Inherited a commercial property with two units on it.

The back building was used for warehousing. Prior owner installed a bathroom, with sump pump that took the waste ~20 feet high, then through the front building, about 80 linear feet, and the down connecting to other waste lines and then out to sewage line.

This was not done to code but has been "operational" for about 20 years....I want to bring it to code, what headaches / issues will I run into?

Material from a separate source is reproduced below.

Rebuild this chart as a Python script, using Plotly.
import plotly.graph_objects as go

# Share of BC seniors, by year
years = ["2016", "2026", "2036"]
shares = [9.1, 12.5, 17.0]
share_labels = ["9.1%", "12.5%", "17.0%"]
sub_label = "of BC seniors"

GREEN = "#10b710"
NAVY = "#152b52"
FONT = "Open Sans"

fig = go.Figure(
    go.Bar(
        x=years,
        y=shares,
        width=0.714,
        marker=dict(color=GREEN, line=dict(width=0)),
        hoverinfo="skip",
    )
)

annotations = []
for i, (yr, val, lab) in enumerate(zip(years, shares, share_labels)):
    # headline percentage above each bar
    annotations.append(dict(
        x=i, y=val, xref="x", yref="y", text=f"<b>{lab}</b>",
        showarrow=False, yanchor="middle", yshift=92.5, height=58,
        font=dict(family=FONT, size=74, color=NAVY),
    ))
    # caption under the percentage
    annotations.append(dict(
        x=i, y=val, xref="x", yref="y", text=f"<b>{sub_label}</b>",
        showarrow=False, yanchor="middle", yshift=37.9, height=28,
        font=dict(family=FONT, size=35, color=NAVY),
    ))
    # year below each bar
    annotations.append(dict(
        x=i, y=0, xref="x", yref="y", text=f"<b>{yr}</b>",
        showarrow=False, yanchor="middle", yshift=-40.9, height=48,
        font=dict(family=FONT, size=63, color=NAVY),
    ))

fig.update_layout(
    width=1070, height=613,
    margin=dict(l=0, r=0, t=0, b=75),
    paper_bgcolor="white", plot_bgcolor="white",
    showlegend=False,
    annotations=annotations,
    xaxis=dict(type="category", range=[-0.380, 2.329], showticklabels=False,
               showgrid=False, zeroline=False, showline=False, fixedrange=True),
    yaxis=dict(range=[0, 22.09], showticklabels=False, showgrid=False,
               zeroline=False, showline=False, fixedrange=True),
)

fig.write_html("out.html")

Thanks and much appreciated 

Cesar


----------



## hroark2112 (Apr 16, 2011)

Call a licensed plumber.


----------



## skoronesa (Oct 27, 2015)

Cesar007 said:


> Inherited a commercial property with two units on it.
> 
> The back building was used for warehousing. Prior owner installed a bathroom, with sump pump that took the waste ~20 feet high, then through the front building, about 80 linear feet, and the down connecting to other waste lines and then out to sewage line.
> 
> ...





What makes you think it wasn't done to code? Just because it may not have been done neatly or work well doesn't mean it wasn't done to code. Code is the bar that you hit your head on to meet the minimum requirements. If your only goal is to meet code than you will still be left with a less than desirable product.


If it's working than don't mess with it. Maybe get a new toilet seat so you feel less yucky knowing you're not on a seat that some other guy sat on and jacked off.


----------



## skoronesa (Oct 27, 2015)

Also it's not a "sump pump". If it handles sewage it is a ...........You guessed it! A sewage pump!


----------



## ShtRnsdownhill (Jan 13, 2016)

just dig a big hole in basement and let it drain there, problem solved...


----------



## OpenSights (Mar 23, 2015)

Two-holer comes to mind.

If the grinder pump works fine, leave it alone.


----------